There is an intimate connection between a hero and action, often between a hero and violent action. But what guides that action? A hero never engages wittingly, intentionally, in avoidable cruelty – and if he has done so he agonizes in repentance. That is a defining aspect of his heroism. A fanatic is characterized by the untroubled use of ‘surplus death’ i.e. an unwarranted excess of lethal violence. Indeed excess is celebrated. Bigger bangs. More deaths. He does not observe vital moral distinctions. The Vietnamese, who had four times more bombs dropped on them by the US than were dropped in the whole Second World War, never set off a single bomb in the USA. Fidel Castro who had more assassination plots against him hatched or backed by the CIA than any world leader, never conspired to kill an American leader. The ICRC has in its archives a letter from Fidel and Che, written while fighting in the Sierra Maestra, requesting aid that would enable them to continue treating captured Batista soldiers according to the Geneva Convention. Japanese soldiers, belonging to an army that had perpetrated the Rape of Nanking, found themselves treated scrupulously by Mao’s Liberation Army. That is heroic sensibility in action – as opposed to the ferocity of fanaticism.

HEROISM, FANATICISM
Che Guevara was an extremist, but never a fanatic, while Osama bin Laden and Velupillai Prabhakaran are fanatics. This is also why Fidel Castro is a real hero, while bin Laden and Prabhakaran, though leaders – and ones of great military accomplishment – are not. And it is also why those communities (ethno-religious, ethno-national) and individuals who regard the latter as heroes, should take a long hard look at themselves.
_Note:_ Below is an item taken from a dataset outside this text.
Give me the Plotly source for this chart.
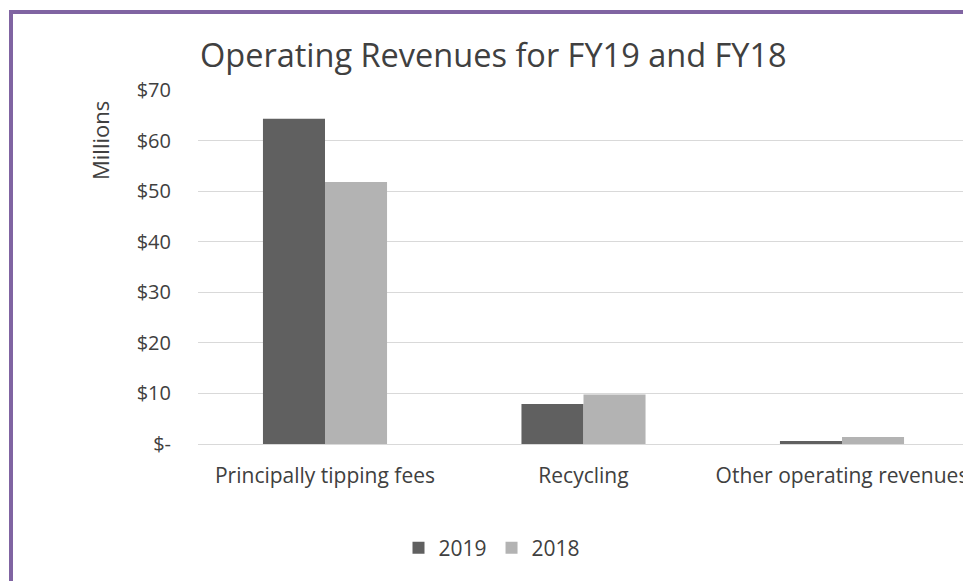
import plotly.graph_objects as go

categories = ["Principally tipping fees", "Recycling", "Other operating revenues"]
fy2019 = [64.3, 7.9, 0.6]
fy2018 = [51.8, 9.8, 1.4]
tick_vals = [0, 10, 20, 30, 40, 50, 60, 70]
tick_text = ["$-", "$10", "$20", "$30", "$40", "$50", "$60", "$70"]

W, H = 963, 581
L, R, T, B = 198, 0, 90, 137
pw = W - L - R
ph = H - T - B

FONT = "'Open Sans', Carlito, Calibri, sans-serif"
TXT = "#404040"

fig = go.Figure()
fig.add_trace(go.Bar(name="2019", x=categories, y=fy2019, marker=dict(color="#606060", line=dict(width=0))))
fig.add_trace(go.Bar(name="2018", x=categories, y=fy2018, marker=dict(color="#b3b3b3", line=dict(width=0))))

def px_x(p):
    return (p - L) / pw

def px_y(p):
    return (H - B - p) / ph

spacing = 258.5
start = -(325 - L) / spacing
fig.update_layout(
    width=W, height=H,
    margin=dict(l=L, r=R, t=T, b=B, autoexpand=False),
    paper_bgcolor="white", plot_bgcolor="white",
    barmode="group", bargap=0.52, bargroupgap=0,
    font=dict(family=FONT, color=TXT, size=20),
    showlegend=True,
    legend=dict(orientation="h", x=px_x(492), xanchor="center", y=px_y(548), yanchor="middle",
                font=dict(size=21, color=TXT), itemwidth=30, traceorder="normal"),
    xaxis=dict(range=[start, start + pw / spacing], showgrid=False, showline=False, ticks="",
               tickfont=dict(size=21, color=TXT), ticklabelstandoff=17),
    yaxis=dict(range=[0, 70], tickvals=tick_vals, ticktext=tick_text, showgrid=True,
               gridcolor="#d9d9d9", gridwidth=1, zeroline=True, zerolinecolor="#d9d9d9",
               zerolinewidth=1, showline=False, ticks="", tickfont=dict(size=20, color=TXT),
               ticklabelstandoff=26),
)

fig.add_annotation(text="Operating Revenues for FY19 and FY18", xref="paper", yref="paper",
                   x=0, xanchor="left", y=px_y(54), yanchor="middle", showarrow=False,
                   font=dict(size=32.5, color=TXT, family=FONT))
fig.add_annotation(text="Millions", xref="paper", yref="paper", x=px_x(100), y=px_y(141),
                   xanchor="center", yanchor="middle", textangle=-90, showarrow=False,
                   font=dict(size=22, color=TXT, family=FONT))

purple = "#8064a2"
fig.add_shape(type="line", xref="paper", yref="paper", x0=px_x(11), x1=px_x(11),
              y0=px_y(10), y1=px_y(H + 5), line=dict(color=purple, width=4))
fig.add_shape(type="line", xref="paper", yref="paper", x0=px_x(9), x1=px_x(W + 5),
              y0=px_y(12), y1=px_y(12), line=dict(color=purple, width=4))

fig.write_html("out.html", config={"displayModeBar": False},
               post_script="document.body.style.margin='0';document.body.style.overflow='hidden';")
Che, who loved puppies, once had to order the strangling of a puppy that latched onto his guerrilla column on an ambush, because the puppy’s barks were betraying the hiding place of the guerrillas and would have resulted in them being wiped out. Che obviously felt so lacerated by the experience that he confessed the incident in a short story. In Talequan, Northern Afghanistan, the Taliban herded the population into the main town square. Then they paraded a number of dogs, on whose foreheads had been stenciled the names of their enemies – including King Zahir Shah and George W. Bush. They poured petrol on the dogs and burnt them alive. It was meant as a warning, said eyewitnesses (identities given in the news report) who arrived at a refugee camp. (The Telegraph Group, London/The Island Tues 2nd Oct, 2001 p6). When the Taliban took power in 1995, they dragged former Afghan ruler and Communist Najibullah out of the UN compound in which he was sheltered in accordance with the negotiated settlement, castrated him while alive, dragged him through the streets tied to a jeep and finally hanged him in public. A report in France’s Le Point somewhere in the year 2000 (I think it was April-May) quoted an LTTE cadre code-named Marianna, as disclosing that captive Sri Lankan soldiers are bled to death. The report went uncontradicted by the Tigers. This is barbarism of a very Dark Age.

The choice posed by History is no longer ‘Socialism or Barbarism?’ but ‘Democracy or Barbarism?’ Neither from the objective point of view of social progress nor from the subjective point of view of ethics and morality, can Osama Bin Laden nor the Taliban, Prabhakaran and the LTTE, or fanatics and fundamentalists anywhere, be humanity’s heroes.